Miss Parris continues to perform her musical witticisms onstage, and details of her performances may be found here. Furthermore, her show from 2016, Best Laid Plans (based on a poem by Mr Robert Burns) is available to be seen here. We recommend it heartily. Finally, she continues to delight audiences (alongside Mr Murray) in the televised delights of The Mash Report.
Miss Cooke-Hodgson‘s latest show, Bumper Blyton, a marvellous show which imagines life in that impossible future time, the 1950s, and the scrapes unattended children get into, will be beginning a monthly London residency at London’s Canal Cafe in October. Tickets may be found here.
We are delighted beyond measure to announce that we are heading to London’s famous West End!
We will be gracing the Piccadilly Theatre (not five minutes from Mr Willoughby’s discredited lodgings at Bond Street) for three dates, starting this December. Be sure to wear your best bonnet & breeches – and bring your dance card!
~ Dates & Times ~
December 5th, January 23rd, February 13th
Piccadilly Theatre, 16 Denman Street, London, W1D 7DY
7:30pm
Tickets are available right here!
“Ah! There is nothing like staying at home for real comfort”
EMMA
After a delightful month in the festive crumpled geography of Edinburgh we are indeed returned home for some (dare we say) well-earned rest.

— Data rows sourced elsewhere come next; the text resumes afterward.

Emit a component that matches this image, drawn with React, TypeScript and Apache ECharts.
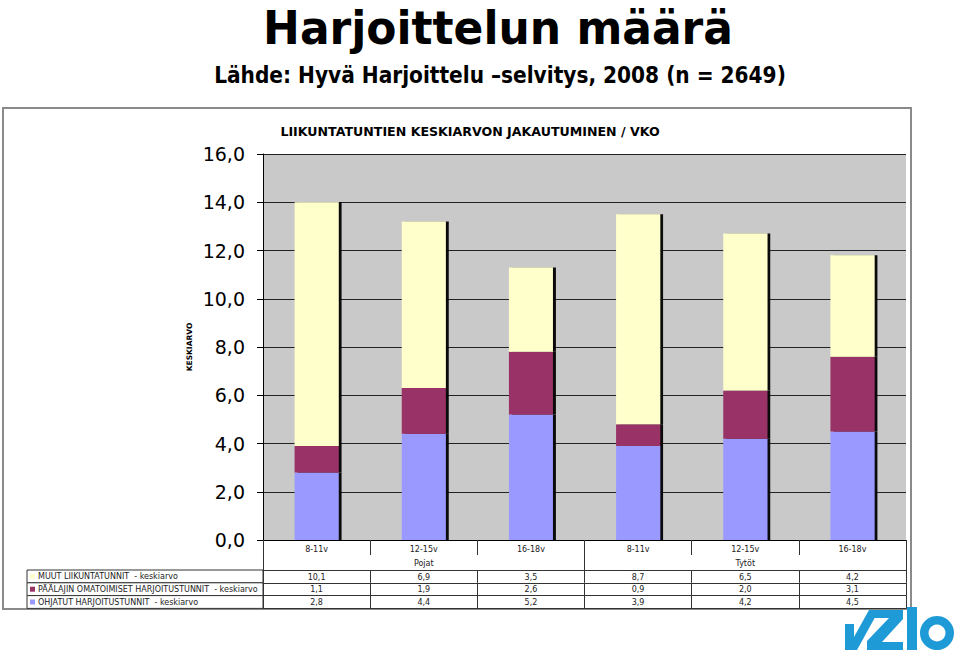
import React, { useEffect, useRef } from 'react';
import * as echarts from 'echarts';

const categories = ['8-11v', '12-15v', '16-18v', '8-11v', '12-15v', '16-18v'];
const groups = ['Pojat', 'Tytöt'];
const seriesNames = [
  'MUUT LIIKUNTATUNNIT  - keskiarvo',
  'PÄÄLAJIN OMATOIMISET HARJOITUSTUNNIT  - keskiarvo',
  'OHJATUT HARJOITUSTUNNIT  - keskiarvo',
];
const seriesColors = ['#FFFFCC', '#993366', '#9999FF'];
const muut = [10.1, 6.9, 3.5, 8.7, 6.5, 4.2];
const paalajin = [1.1, 1.9, 2.6, 0.9, 2.0, 3.1];
const ohjatut = [2.8, 4.4, 5.2, 3.9, 4.2, 4.5];
const tableRows = [muut, paalajin, ohjatut];
const yMin = 0;
const yMax = 16;
const yStep = 2;

const mainTitle = 'Harjoittelun määrä';
const subTitle = 'Lähde: Hyvä Harjoittelu –selvitys, 2008 (n = 2649)';
const chartTitle = 'LIIKUNTATUNTIEN KESKIARVON JAKAUTUMINEN / VKO';
const yName = 'KESKIARVO';

const fmt = (v: number) => v.toFixed(1).replace('.', ',');
const XL = '"DejaVu Sans", Verdana, sans-serif';
const TITLE_FONT = '"DejaVu Sans Condensed", "DejaVu Sans", sans-serif';

export default function App() {
  const ref = useRef<HTMLDivElement>(null);
  useEffect(() => {
    const chart = echarts.init(ref.current!, null, { renderer: 'svg' });
    const barStyle = (color: string) => ({
      color,
      shadowColor: 'rgba(0,0,0,0.95)',
      shadowOffsetX: 3,
      shadowOffsetY: 0,
      shadowBlur: 0,
    });
    const rowTop = 570;
    const rowH = 12.8;
    const tableAxis = (data: number[], i: number) => ({
      type: 'category',
      gridIndex: 0,
      position: 'bottom',
      offset: 30 + i * rowH,
      data: data.map(fmt),
      axisLine: { show: true, lineStyle: { color: '#333', width: 1 } },
      axisTick: { show: true, interval: 0, length: rowH, lineStyle: { color: '#333' } },
      axisLabel: { interval: 0, margin: 3, fontSize: 8, color: '#222', fontFamily: XL },
      splitLine: { show: false },
    });

    const legendGraphics: any[] = [];
    seriesNames.forEach((name, i) => {
      const y = rowTop + i * rowH;
      legendGraphics.push({
        type: 'rect',
        shape: { x: 27, y, width: 236, height: rowH },
        style: { fill: '#fff', stroke: '#333', lineWidth: 1 },
      });
      legendGraphics.push({
        type: 'rect',
        shape: { x: 30, y: y + rowH / 2 - 2.5, width: 5, height: 5 },
        style: { fill: seriesColors[i] },
      });
      legendGraphics.push({
        type: 'text',
        x: 38,
        y: y + rowH / 2,
        style: { text: name, fontSize: 8, fill: '#222', fontFamily: XL, textVerticalAlign: 'middle' },
      });
    });

    const option: any = {
      animation: false,
      backgroundColor: '#ffffff',
      title: [
        {
          text: subTitle,
          left: 495,
          textAlign: 'center',
          top: 59,
          textStyle: { fontSize: 22.4, fontWeight: 'bold', color: '#000', fontFamily: TITLE_FONT },
        },
        {
          text: chartTitle,
          left: 465,
          textAlign: 'center',
          top: 120,
          textStyle: { fontSize: 12.6, fontWeight: 'bold', color: '#000', fontFamily: XL },
        },
      ],
      graphic: [
        {
          type: 'rect',
          z: -10,
          shape: { x: 3, y: 108, width: 908, height: 501 },
          style: { fill: '#fff', stroke: '#8a8a8a', lineWidth: 2 },
        },
        {
          type: 'text',
          x: 498,
          y: 4,
          scaleX: 1.04,
          style: {
            text: mainTitle,
            fontSize: 47,
            lineHeight: 47,
            fontWeight: 'bold',
            fill: '#000',
            fontFamily: TITLE_FONT,
            textAlign: 'center',
            textVerticalAlign: 'top',
          },
        },
        ...legendGraphics,
        {
          type: 'group',
          children: [
            {
              type: 'polygon',
              shape: { points: [[845, 624], [854, 624], [854, 637], [869, 610], [879, 610], [857, 650], [845, 650]] },
              style: { fill: '#1E9AD6' },
            },
            {
              type: 'polygon',
              shape: {
                points: [[872, 610], [903, 610], [903, 619], [882, 642], [903, 642], [903, 650], [867, 650], [867, 641], [889, 618], [872, 618]],
              },
              style: { fill: '#1E9AD6' },
            },
            { type: 'rect', shape: { x: 907, y: 607, width: 10, height: 43 }, style: { fill: '#1E9AD6' } },
            { type: 'ring', shape: { cx: 937, cy: 633, r: 17, r0: 8.5 }, style: { fill: '#1E9AD6' } },
          ],
        },
      ],
      grid: {
        left: 263,
        right: 54,
        top: 154,
        bottom: 118,
        show: true,
        backgroundColor: '#C9C9C9',
        borderWidth: 0,
      },
      xAxis: [
        {
          type: 'category',
          data: categories,
          position: 'bottom',
          axisLine: { show: true, lineStyle: { color: '#000', width: 1 } },
          axisTick: { show: true, interval: 0, length: 15, lineStyle: { color: '#333' } },
          axisLabel: { interval: 0, margin: 5, fontSize: 8, color: '#222', fontFamily: XL },
        },
        {
          type: 'category',
          data: groups,
          position: 'bottom',
          offset: 0,
          axisLine: { show: false },
          axisTick: { show: true, interval: 0, length: 30, lineStyle: { color: '#333' } },
          axisLabel: { interval: 0, margin: 19, fontSize: 8, color: '#222', fontFamily: XL },
        },
        ...tableRows.map((r, i) => tableAxis(r, i)),
        {
          type: 'category',
          data: categories,
          position: 'bottom',
          offset: 30 + 3 * rowH,
          axisLine: { show: true, lineStyle: { color: '#333', width: 1 } },
          axisTick: { show: false },
          axisLabel: { show: false },
        },
      ],
      yAxis: {
        type: 'value',
        min: yMin,
        max: yMax,
        interval: yStep,
        name: yName,
        nameLocation: 'middle',
        nameGap: 70,
        nameMoveOverlap: false,
        nameTextStyle: { fontSize: 7.5, fontWeight: 'bold', color: '#000', fontFamily: XL },
        axisLine: { show: true, lineStyle: { color: '#000', width: 1 } },
        axisTick: { show: true, length: 6, lineStyle: { color: '#000' } },
        axisLabel: { formatter: (v: number) => fmt(v), fontSize: 19, margin: 18, color: '#000', fontFamily: XL },
        splitLine: { show: true, lineStyle: { color: '#222', width: 1.2 } },
      },
      series: [
        {
          name: seriesNames[2],
          type: 'bar',
          stack: 'total',
          barWidth: 44,
          data: ohjatut,
          itemStyle: barStyle(seriesColors[2]),
        },
        {
          name: seriesNames[1],
          type: 'bar',
          stack: 'total',
          barWidth: 44,
          data: paalajin,
          itemStyle: barStyle(seriesColors[1]),
        },
        {
          name: seriesNames[0],
          type: 'bar',
          stack: 'total',
          barWidth: 44,
          data: muut,
          itemStyle: barStyle(seriesColors[0]),
        },
      ],
    };
    chart.setOption(option);
    return () => chart.dispose();
  }, []);
  return (
    <div
      ref={ref}
      style={{ position: 'fixed', left: 0, top: 0, width: 960, height: 658, background: '#fff' }}
    />
  );
}
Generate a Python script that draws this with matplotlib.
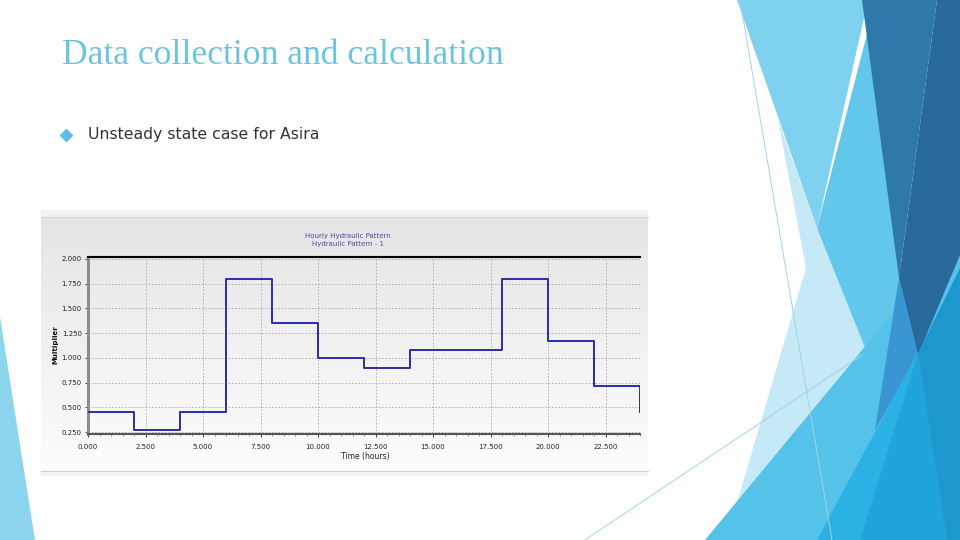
import numpy as np
import matplotlib
matplotlib.use("Agg")
import matplotlib.pyplot as plt
from matplotlib.patches import Polygon
from matplotlib.ticker import MultipleLocator, FormatStrFormatter

# hourly pattern (2 h steps, last point closes the day)
hours = [0, 2, 4, 6, 8, 10, 12, 14, 16, 18, 20, 22, 24]
multiplier = [0.45, 0.27, 0.45, 1.80, 1.35, 1.00, 0.90, 1.08, 1.08, 1.80, 1.17, 0.72, 0.45]
x_ticks = [0.0, 2.5, 5.0, 7.5, 10.0, 12.5, 15.0, 17.5, 20.0, 22.5]
y_ticks = [0.25, 0.50, 0.75, 1.00, 1.25, 1.50, 1.75, 2.00]

slide_title = "Data collection and calculation"
bullet_text = "Unsteady state case for Asira"
chart_title = "Hourly Hydraulic Pattern\nHydraulic Pattern - 1"

W, H = 960, 540
fig = plt.figure(figsize=(W / 100, H / 100), dpi=100)
fig.patch.set_facecolor("white")

# slide background / decoration, pixel coordinates
bg = fig.add_axes([0, 0, 1, 1])
bg.set_xlim(0, W)
bg.set_ylim(H, 0)
bg.axis("off")

shapes = [
    ([(0, 317), (0, 540), (35, 540)], "#8dd5ef"),
    ([(778, 120), (817, 228), (880, 330), (870, 540), (726, 540), (806, 268)], "#c6e9f7"),
    ([(737, 0), (868, 0), (817, 228)], "#7fd1f0"),
    ([(868, 30), (905, 300), (918, 355), (870, 360), (817, 228)], "#63c7ec"),
    ([(705, 540), (887, 320), (960, 232), (960, 540)], "#55c2ea"),
    ([(862, 0), (937, 0), (899, 278)], "#2e78aa"),
    ([(937, 0), (960, 0), (960, 255), (918, 355), (899, 278)], "#296a9c"),
    ([(899, 278), (918, 355), (875, 430)], "#3a96d2"),
    ([(817, 540), (918, 352), (960, 540)], "#2cb1e4"),
    ([(860, 540), (918, 353), (947, 540)], "#20a4db"),
    ([(918, 353), (960, 268), (960, 540), (947, 540)], "#1c98ce"),
]
for pts, col in shapes:
    bg.add_patch(Polygon(pts, closed=True, facecolor=col, edgecolor="none"))

bg.plot([740, 832], [0, 540], color="#9fd3e6", lw=0.7)
bg.plot([585, 862], [540, 355], color="#9fd3e6", lw=0.7)

# slide text
bg.text(62, 56, slide_title, fontsize=25.7, family="Liberation Serif",
        color="#6cc5df", va="center", ha="left")
bg.plot([66], [135], marker="D", markersize=6, color="#5bbfe6", ls="none")
bg.text(88, 134.5, bullet_text, fontsize=11.3, family="DejaVu Sans",
        color="#333333", va="center", ha="left")

# screenshot panel with grey gradient
grad = np.linspace(0, 1, 256).reshape(-1, 1)
bg.imshow(grad, cmap=matplotlib.colors.LinearSegmentedColormap.from_list(
    "g", ["#e5e5e5", "#fdfdfd"]), extent=(41, 648, 471, 217), aspect="auto", zorder=1)
bg.add_patch(Polygon([(41, 210), (648, 210), (648, 217), (41, 217)],
                     facecolor="#f2f2f2", edgecolor="none", zorder=1))
bg.add_patch(Polygon([(41, 471), (648, 471), (648, 476), (41, 476)],
                     facecolor="#f4f4f4", edgecolor="none", zorder=1))
bg.plot([41, 648], [217, 217], color="#d4d4d4", lw=0.8, zorder=2)
bg.plot([41, 648], [471, 471], color="#cfcfcf", lw=0.8, zorder=2)

bg.text(348, 240, chart_title, fontsize=5, color="#4b4ba8",
        ha="center", va="center", linespacing=1.3, zorder=3)
bg.text(55, 345, "Multiplier", fontsize=5, fontweight="bold", color="#111111",
        rotation=90, ha="center", va="center", zorder=3)
bg.text(365, 456, "Time (hours)", fontsize=5.5, color="#222222",
        ha="center", va="center", zorder=3)

# the chart itself
ax = fig.add_axes([88 / W, 1 - 434 / H, (640 - 88) / W, (434 - 256.5) / H])
ax.patch.set_alpha(0)
ax.step(hours, multiplier, where="post", color="#2c2ca8", lw=1.4, zorder=3)
ax.set_xlim(0, 24)
ax.set_ylim(0.23, 2.025)
ax.set_xticks(x_ticks)
ax.set_yticks(y_ticks)
ax.xaxis.set_minor_locator(MultipleLocator(0.5))
ax.xaxis.set_major_formatter(FormatStrFormatter("%.3f"))
ax.yaxis.set_major_formatter(FormatStrFormatter("%.3f"))
ax.tick_params(axis="both", labelsize=5, colors="#222222", length=2, width=0.6, pad=2.5)
ax.tick_params(axis="x", pad=5)
ax.tick_params(axis="x", which="minor", length=1.5, width=0.5, color="#666666")
ax.grid(True, color="#a8a8a8", lw=0.6, linestyle=(0, (2, 2)))
ax.spines["right"].set_visible(False)
ax.spines["top"].set_color("black")
ax.spines["top"].set_linewidth(1.5)
ax.spines["left"].set_color("#8c8c8c")
ax.spines["left"].set_linewidth(2.2)
ax.spines["bottom"].set_color("#555555")
ax.spines["bottom"].set_linewidth(1.5)

fig.savefig("out.png", dpi=100)
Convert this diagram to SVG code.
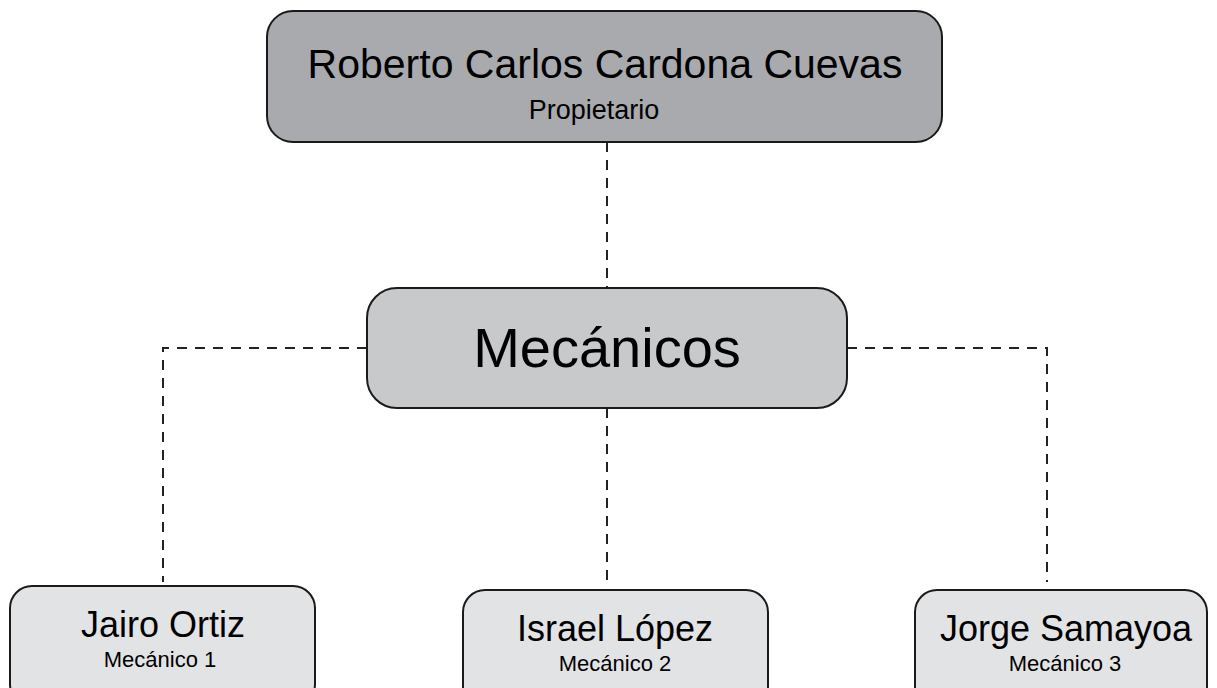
<svg xmlns="http://www.w3.org/2000/svg" width="1217" height="688" viewBox="0 0 1217 688">
<style>
.box{stroke:#1a1a1a;stroke-width:2}
.t{font-family:"Liberation Sans",Arial,sans-serif;fill:#000;text-anchor:middle}
.c{fill:none;stroke:#222;stroke-width:2;stroke-dasharray:10 8}
</style>
<rect width="1217" height="688" fill="#fff"/>
<g id="connectors">
<path class="c" d="M607 142 V288"/>
<path class="c" d="M367 348 H163 V582"/>
<path class="c" d="M847 348 H1047 V582"/>
<path class="c" d="M607 408 V586"/>
</g>
<g id="owner">
<rect class="box" x="267" y="11" width="675" height="131" rx="26" fill="#a9aaae"/>
<text class="t" x="605" y="78" font-size="41">Roberto Carlos Cardona Cuevas</text>
<text class="t" x="594" y="119" font-size="27">Propietario</text>
</g>
<g id="mecanicos">
<rect class="box" x="367" y="288" width="480" height="120" rx="30" fill="#c8c9cb"/>
<text class="t" x="607" y="367" font-size="56">Mecánicos</text>
</g>
<g id="jairo">
<rect class="box" x="10" y="586" width="305" height="120" rx="22" fill="#e2e3e5"/>
<text class="t" x="163" y="637" font-size="36">Jairo Ortiz</text>
<text class="t" x="160" y="667" font-size="22">Mecánico 1</text>
</g>
<g id="israel">
<rect class="box" x="463" y="590" width="305" height="120" rx="22" fill="#e2e3e5"/>
<text class="t" x="615" y="641" font-size="36">Israel López</text>
<text class="t" x="615" y="671" font-size="22">Mecánico 2</text>
</g>
<g id="jorge">
<rect class="box" x="915" y="590" width="292" height="120" rx="22" fill="#e2e3e5"/>
<text class="t" x="1066" y="641" font-size="36">Jorge Samayoa</text>
<text class="t" x="1065" y="671" font-size="22">Mecánico 3</text>
</g>
</svg>
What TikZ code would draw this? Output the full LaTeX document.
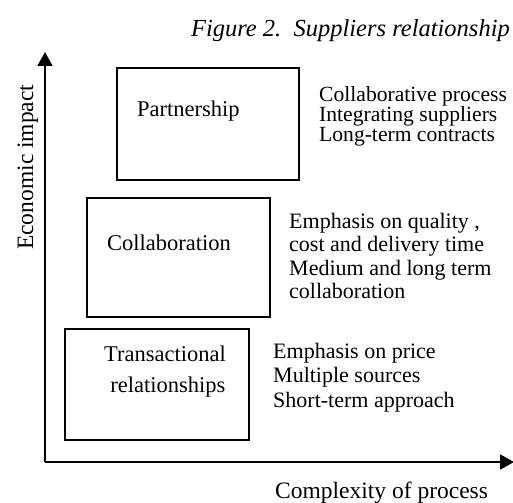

We performed twenty-five of Jane’s lost works over our time in the Scottish capital, and their titles and subject matter were increasingly unexpected and unique! There was ‘Belfast Pubs I Have Known’ – a lurid tale of drinking and culture clashes in Northern Ireland, with some decidedly regrettable accents. ‘Prude & Incredulous’ subjected that day’s audience to the unforgettable sight of Mr Joseph Morpurgo clad in nothing more than a top hat (artfully positioned), and the run was topped off with ‘Jane Austen’s Love Island’, which saw blushing couples competing round the campfire. Jane was truly a visionary. And if the top hat incident was anything to go by, she will have wished she couldn’t envision quite as much as she did.
And so, wearied and flushed, we stumbled back down south. But our respite shall not last long. For we are soon to embark on a tour to every corner of our pleasant English land. From Leeds to Swindon, from Bath to Buxton – our landau shall bear us from borough to borough, as we bring the forgotten scribings of Jane to the public once again. Every date can be found here.
What’s more, we shall shortly perform in the suitably swanky surroundings of Kensington Palace, no less! Jane would be proud indeed.
So forgive us if we make the most of our brief break, sip tea and read books by the hearth, for soon we will be leaping into literary action once again!
“We were within a few hours of eloping together for Scotland. The treachery, or the folly, of my cousin’s maid betrayed us.”
SENSE & SENSIBILITY
Unlike poor Colonel Brandon, who never made it across the border, we have leapt into our curricles and hotfooted it past Gretna and all the way to Edinburgh. We have the express intention of spending the season amongst the high society here, and what a bustle we find!
For it is the Edinburgh Fringe, no less, and already our adventures in our Udderbelly home have begun. So far we have plucked from our top hats the delightful trio of ‘Sarcasm & Satire’, ‘Boldark’ and ‘The Red Ribbon’, and we wait in frenzied anticipation to see what wonders the remaining three weeks will hold.
Do join us, dear reader, do!
If you are of a saucier disposition, and yet possessed of a warm and charitable heart, you may also spare a thought for our one-off debauched spectacular Crosstentatious – in which (though we blush to utter it) the men dress as ladies, and the ladies as men! For shame! Ribald as these coarse entertainments are, it is all in aid of Waverley Care, and a finer cause one nary encounters.
So if you are possessed of a hardy constitution, and have not your reputation to risk, you may invite yourself to the vulgar and boorish outrage on the 17th August right here.
For now, then, we bid you farewell. Or as the Scots would say (they are so very quaint, dear reader), ’cheerio the nou!’